======== Data provided

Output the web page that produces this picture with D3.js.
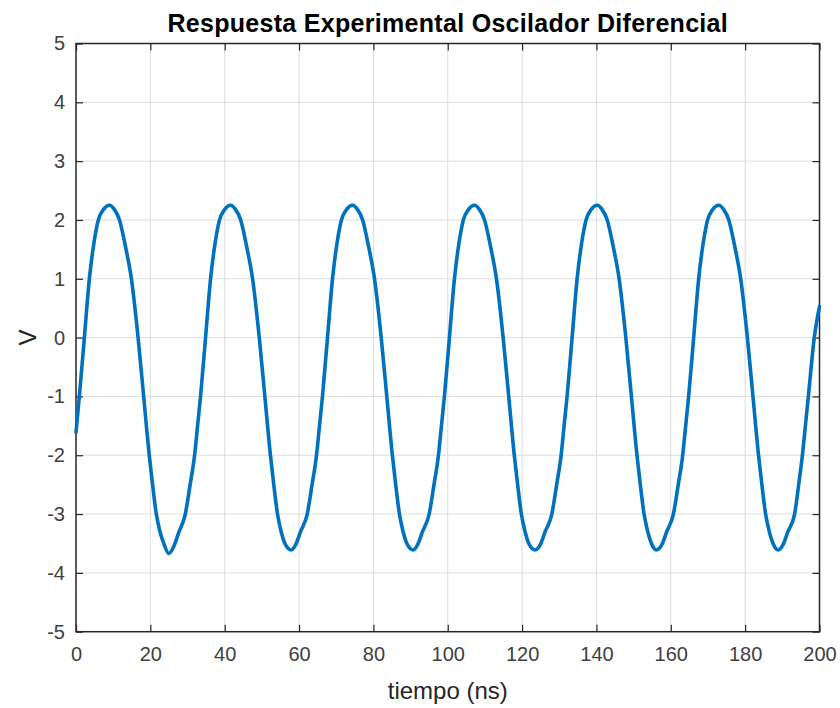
<!DOCTYPE html>
<html>
<head>
<meta charset="utf-8">
<script src="https://cdn.jsdelivr.net/npm/d3@7/dist/d3.min.js"></script>
<style>
  html, body { margin: 0; padding: 0; background: #fff; }
  svg { display: block; font-family: "Liberation Sans", Arial, Helvetica, sans-serif; }
</style>
</head>
<body>
<svg id="chart" width="840" height="708"></svg>
<script>
// ---- data ----
const title = "Respuesta Experimental Oscilador Diferencial";
const xLabel = "tiempo (ns)";
const yLabel = "V";
const xTicks = [0, 20, 40, 60, 80, 100, 120, 140, 160, 180, 200];
const yTicks = [-5, -4, -3, -2, -1, 0, 1, 2, 3, 4, 5];

const timeNs = [
  0, 0.9, 2.25, 3.6, 4.8, 6.0, 7.4, 9.0,
  10.3, 11.7, 13.3, 14.9, 16.7, 18.2, 19.7, 20.6, 21.6, 22.6, 23.6, 24.95,
  26.3, 27.6, 29.4, 30.7, 31.9, 32.7, 33.5, 34.85, 36.2, 37.4, 38.6, 40.0, 41.6,
  42.9, 44.3, 45.9, 47.5, 49.3, 50.8, 52.3, 53.2, 54.2, 55.2, 56.2, 57.9,
  59.1, 60.4, 62.2, 63.5, 64.7, 65.5, 66.3, 67.65, 69.0, 70.2, 71.4, 72.8, 74.4,
  75.7, 77.1, 78.7, 80.3, 82.1, 83.6, 85.1, 86.0, 87.0, 88.0, 89.0, 90.7,
  91.9, 93.2, 95.0, 96.3, 97.5, 98.3, 99.1, 100.45, 101.8, 103.0, 104.2, 105.6, 107.2,
  108.5, 109.9, 111.5, 113.1, 114.9, 116.4, 117.9, 118.8, 119.8, 120.8, 121.8, 123.5,
  124.9, 126.2, 128.0, 129.3, 130.5, 131.3, 132.1, 133.45, 134.8, 136.0, 137.2, 138.6, 140.2,
  141.5, 142.9, 144.5, 146.1, 147.9, 149.4, 150.9, 151.8, 152.8, 153.8, 154.8, 156.1,
  157.6, 158.9, 160.7, 162.0, 163.2, 164.0, 164.8, 166.15, 167.5, 168.7, 169.9, 171.3, 172.9,
  174.2, 175.6, 177.2, 178.8, 180.6, 182.1, 183.6, 184.5, 185.5, 186.5, 187.5, 188.9,
  190.2, 191.5, 193.3, 194.4, 195.4, 196.2, 197.0, 198.6, 200
];
const voltage = [
  -1.61, -1.0, 0.0, 1.0, 1.6, 2.0, 2.18, 2.25,
  2.18, 2.0, 1.55, 1.0, 0.0, -1.0, -2.0, -2.5, -3.0, -3.3, -3.5, -3.67,
  -3.55, -3.32, -3.0, -2.5, -2.0, -1.5, -1.0, 0.0, 1.0, 1.6, 2.0, 2.18, 2.25,
  2.18, 2.0, 1.55, 1.0, 0.0, -1.0, -2.0, -2.5, -3.0, -3.3, -3.5, -3.61,
  -3.52, -3.3, -3.0, -2.5, -2.0, -1.5, -1.0, 0.0, 1.0, 1.6, 2.0, 2.18, 2.25,
  2.18, 2.0, 1.55, 1.0, 0.0, -1.0, -2.0, -2.5, -3.0, -3.3, -3.5, -3.61,
  -3.52, -3.3, -3.0, -2.5, -2.0, -1.5, -1.0, 0.0, 1.0, 1.6, 2.0, 2.18, 2.25,
  2.18, 2.0, 1.55, 1.0, 0.0, -1.0, -2.0, -2.5, -3.0, -3.3, -3.5, -3.61,
  -3.52, -3.3, -3.0, -2.5, -2.0, -1.5, -1.0, 0.0, 1.0, 1.6, 2.0, 2.18, 2.25,
  2.18, 2.0, 1.55, 1.0, 0.0, -1.0, -2.0, -2.5, -3.0, -3.3, -3.5, -3.61,
  -3.52, -3.3, -3.0, -2.5, -2.0, -1.5, -1.0, 0.0, 1.0, 1.6, 2.0, 2.18, 2.25,
  2.18, 2.0, 1.55, 1.0, 0.0, -1.0, -2.0, -2.5, -3.0, -3.3, -3.5, -3.61,
  -3.52, -3.3, -3.0, -2.5, -2.0, -1.5, -1.0, 0.0, 0.53
];

// ---- layout ----
const W = 840, H = 708;
const m = { left: 76, top: 43.5, right: 840 - 819.5, bottom: 708 - 631.7 };
const iw = W - m.left - m.right, ih = H - m.top - m.bottom;

const svg = d3.select("#chart");
const g = svg.append("g").attr("transform", `translate(${m.left},${m.top})`);

const x = d3.scaleLinear().domain([0, 200]).range([0, iw]);
const y = d3.scaleLinear().domain([-5, 5]).range([ih, 0]);

const axisColor = "#262626";
const fmt = d => String(d);

// grid
g.append("g").selectAll("line").data(xTicks.slice(1, -1)).join("line")
  .attr("x1", d => x(d)).attr("x2", d => x(d))
  .attr("y1", 0).attr("y2", ih)
  .attr("stroke", "#dcdcdc").attr("stroke-width", 1);
g.append("g").selectAll("line").data(yTicks.slice(1, -1)).join("line")
  .attr("y1", d => y(d)).attr("y2", d => y(d))
  .attr("x1", 0).attr("x2", iw)
  .attr("stroke", "#dcdcdc").attr("stroke-width", 1);

// axes (ticks inward on all four sides)
const tl = 7;
const styleAxis = sel => {
  sel.select(".domain").remove();
  sel.selectAll(".tick line").attr("stroke", axisColor).attr("stroke-width", 1.2);
  sel.selectAll("text").attr("fill", "#404040").attr("font-size", 20)
     .attr("font-family", "Liberation Sans, Arial, sans-serif");
};
g.append("g").attr("transform", `translate(0,${ih})`)
  .call(d3.axisBottom(x).tickValues(xTicks).tickSize(-tl).tickPadding(15).tickFormat(fmt))
  .call(styleAxis);
g.append("g")
  .call(d3.axisLeft(y).tickValues(yTicks).tickSize(-tl).tickPadding(11).tickFormat(fmt))
  .call(styleAxis);
g.append("g")
  .call(d3.axisTop(x).tickValues(xTicks).tickSize(-tl).tickFormat(""))
  .call(styleAxis);
g.append("g").attr("transform", `translate(${iw},0)`)
  .call(d3.axisRight(y).tickValues(yTicks).tickSize(-tl).tickFormat(""))
  .call(styleAxis);

// box
g.append("rect").attr("x", 0).attr("y", 0).attr("width", iw).attr("height", ih)
  .attr("fill", "none").attr("stroke", axisColor).attr("stroke-width", 1.5);

// line
const pts = timeNs.map((t, i) => [t, voltage[i]]);
g.append("path").datum(pts)
  .attr("fill", "none").attr("stroke", "#0072BD").attr("stroke-width", 3.6)
  .attr("stroke-linejoin", "round").attr("stroke-linecap", "round")
  .attr("d", d3.line().x(d => x(d[0])).y(d => y(d[1])).curve(d3.curveMonotoneX));

// labels
svg.append("text").attr("x", m.left + iw / 2).attr("y", 32)
  .attr("text-anchor", "middle").attr("font-size", 25).attr("font-weight", "bold")
  .attr("letter-spacing", 0.3).attr("fill", "#000").text(title);
svg.append("text").attr("x", m.left + iw / 2).attr("y", 699)
  .attr("text-anchor", "middle").attr("font-size", 24).attr("fill", "#262626").text(xLabel);
svg.append("text").attr("transform", `translate(36,${m.top + ih / 2}) rotate(-90)`)
  .attr("text-anchor", "middle").attr("font-size", 24).attr("fill", "#262626").text(yLabel);
</script>
</body>
</html>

================

▶ **Written task**: Every line is to be duplicated exactly, though pictures stay out.

▶ **Solution for this task**:
Output the web page that produces this picture with D3.js.
<!DOCTYPE html>
<html>
<head>
<meta charset="utf-8">
<script src="https://cdn.jsdelivr.net/npm/d3@7/dist/d3.min.js"></script>
<style>
  html, body { margin: 0; padding: 0; background: #fff; }
  svg { display: block; font-family: "Liberation Sans", Arial, Helvetica, sans-serif; }
</style>
</head>
<body>
<svg id="chart" width="840" height="708"></svg>
<script>
// ---- data ----
const title = "Respuesta Experimental Oscilador Diferencial";
const xLabel = "tiempo (ns)";
const yLabel = "V";
const xTicks = [0, 20, 40, 60, 80, 100, 120, 140, 160, 180, 200];
const yTicks = [-5, -4, -3, -2, -1, 0, 1, 2, 3, 4, 5];

const timeNs = [
  0, 0.9, 2.25, 3.6, 4.8, 6.0, 7.4, 9.0,
  10.3, 11.7, 13.3, 14.9, 16.7, 18.2, 19.7, 20.6, 21.6, 22.6, 23.6, 24.95,
  26.3, 27.6, 29.4, 30.7, 31.9, 32.7, 33.5, 34.85, 36.2, 37.4, 38.6, 40.0, 41.6,
  42.9, 44.3, 45.9, 47.5, 49.3, 50.8, 52.3, 53.2, 54.2, 55.2, 56.2, 57.9,
  59.1, 60.4, 62.2, 63.5, 64.7, 65.5, 66.3, 67.65, 69.0, 70.2, 71.4, 72.8, 74.4,
  75.7, 77.1, 78.7, 80.3, 82.1, 83.6, 85.1, 86.0, 87.0, 88.0, 89.0, 90.7,
  91.9, 93.2, 95.0, 96.3, 97.5, 98.3, 99.1, 100.45, 101.8, 103.0, 104.2, 105.6, 107.2,
  108.5, 109.9, 111.5, 113.1, 114.9, 116.4, 117.9, 118.8, 119.8, 120.8, 121.8, 123.5,
  124.9, 126.2, 128.0, 129.3, 130.5, 131.3, 132.1, 133.45, 134.8, 136.0, 137.2, 138.6, 140.2,
  141.5, 142.9, 144.5, 146.1, 147.9, 149.4, 150.9, 151.8, 152.8, 153.8, 154.8, 156.1,
  157.6, 158.9, 160.7, 162.0, 163.2, 164.0, 164.8, 166.15, 167.5, 168.7, 169.9, 171.3, 172.9,
  174.2, 175.6, 177.2, 178.8, 180.6, 182.1, 183.6, 184.5, 185.5, 186.5, 187.5, 188.9,
  190.2, 191.5, 193.3, 194.4, 195.4, 196.2, 197.0, 198.6, 200
];
const voltage = [
  -1.61, -1.0, 0.0, 1.0, 1.6, 2.0, 2.18, 2.25,
  2.18, 2.0, 1.55, 1.0, 0.0, -1.0, -2.0, -2.5, -3.0, -3.3, -3.5, -3.67,
  -3.55, -3.32, -3.0, -2.5, -2.0, -1.5, -1.0, 0.0, 1.0, 1.6, 2.0, 2.18, 2.25,
  2.18, 2.0, 1.55, 1.0, 0.0, -1.0, -2.0, -2.5, -3.0, -3.3, -3.5, -3.61,
  -3.52, -3.3, -3.0, -2.5, -2.0, -1.5, -1.0, 0.0, 1.0, 1.6, 2.0, 2.18, 2.25,
  2.18, 2.0, 1.55, 1.0, 0.0, -1.0, -2.0, -2.5, -3.0, -3.3, -3.5, -3.61,
  -3.52, -3.3, -3.0, -2.5, -2.0, -1.5, -1.0, 0.0, 1.0, 1.6, 2.0, 2.18, 2.25,
  2.18, 2.0, 1.55, 1.0, 0.0, -1.0, -2.0, -2.5, -3.0, -3.3, -3.5, -3.61,
  -3.52, -3.3, -3.0, -2.5, -2.0, -1.5, -1.0, 0.0, 1.0, 1.6, 2.0, 2.18, 2.25,
  2.18, 2.0, 1.55, 1.0, 0.0, -1.0, -2.0, -2.5, -3.0, -3.3, -3.5, -3.61,
  -3.52, -3.3, -3.0, -2.5, -2.0, -1.5, -1.0, 0.0, 1.0, 1.6, 2.0, 2.18, 2.25,
  2.18, 2.0, 1.55, 1.0, 0.0, -1.0, -2.0, -2.5, -3.0, -3.3, -3.5, -3.61,
  -3.52, -3.3, -3.0, -2.5, -2.0, -1.5, -1.0, 0.0, 0.53
];

// ---- layout ----
const W = 840, H = 708;
const m = { left: 76, top: 43.5, right: 840 - 819.5, bottom: 708 - 631.7 };
const iw = W - m.left - m.right, ih = H - m.top - m.bottom;

const svg = d3.select("#chart");
const g = svg.append("g").attr("transform", `translate(${m.left},${m.top})`);

const x = d3.scaleLinear().domain([0, 200]).range([0, iw]);
const y = d3.scaleLinear().domain([-5, 5]).range([ih, 0]);

const axisColor = "#262626";
const fmt = d => String(d);

// grid
g.append("g").selectAll("line").data(xTicks.slice(1, -1)).join("line")
  .attr("x1", d => x(d)).attr("x2", d => x(d))
  .attr("y1", 0).attr("y2", ih)
  .attr("stroke", "#dcdcdc").attr("stroke-width", 1);
g.append("g").selectAll("line").data(yTicks.slice(1, -1)).join("line")
  .attr("y1", d => y(d)).attr("y2", d => y(d))
  .attr("x1", 0).attr("x2", iw)
  .attr("stroke", "#dcdcdc").attr("stroke-width", 1);

// axes (ticks inward on all four sides)
const tl = 7;
const styleAxis = sel => {
  sel.select(".domain").remove();
  sel.selectAll(".tick line").attr("stroke", axisColor).attr("stroke-width", 1.2);
  sel.selectAll("text").attr("fill", "#404040").attr("font-size", 20)
     .attr("font-family", "Liberation Sans, Arial, sans-serif");
};
g.append("g").attr("transform", `translate(0,${ih})`)
  .call(d3.axisBottom(x).tickValues(xTicks).tickSize(-tl).tickPadding(15).tickFormat(fmt))
  .call(styleAxis);
g.append("g")
  .call(d3.axisLeft(y).tickValues(yTicks).tickSize(-tl).tickPadding(11).tickFormat(fmt))
  .call(styleAxis);
g.append("g")
  .call(d3.axisTop(x).tickValues(xTicks).tickSize(-tl).tickFormat(""))
  .call(styleAxis);
g.append("g").attr("transform", `translate(${iw},0)`)
  .call(d3.axisRight(y).tickValues(yTicks).tickSize(-tl).tickFormat(""))
  .call(styleAxis);

// box
g.append("rect").attr("x", 0).attr("y", 0).attr("width", iw).attr("height", ih)
  .attr("fill", "none").attr("stroke", axisColor).attr("stroke-width", 1.5);

// line
const pts = timeNs.map((t, i) => [t, voltage[i]]);
g.append("path").datum(pts)
  .attr("fill", "none").attr("stroke", "#0072BD").attr("stroke-width", 3.6)
  .attr("stroke-linejoin", "round").attr("stroke-linecap", "round")
  .attr("d", d3.line().x(d => x(d[0])).y(d => y(d[1])).curve(d3.curveMonotoneX));

// labels
svg.append("text").attr("x", m.left + iw / 2).attr("y", 32)
  .attr("text-anchor", "middle").attr("font-size", 25).attr("font-weight", "bold")
  .attr("letter-spacing", 0.3).attr("fill", "#000").text(title);
svg.append("text").attr("x", m.left + iw / 2).attr("y", 699)
  .attr("text-anchor", "middle").attr("font-size", 24).attr("fill", "#262626").text(xLabel);
svg.append("text").attr("transform", `translate(36,${m.top + ih / 2}) rotate(-90)`)
  .attr("text-anchor", "middle").attr("font-size", 24).attr("fill", "#262626").text(yLabel);
</script>
</body>
</html>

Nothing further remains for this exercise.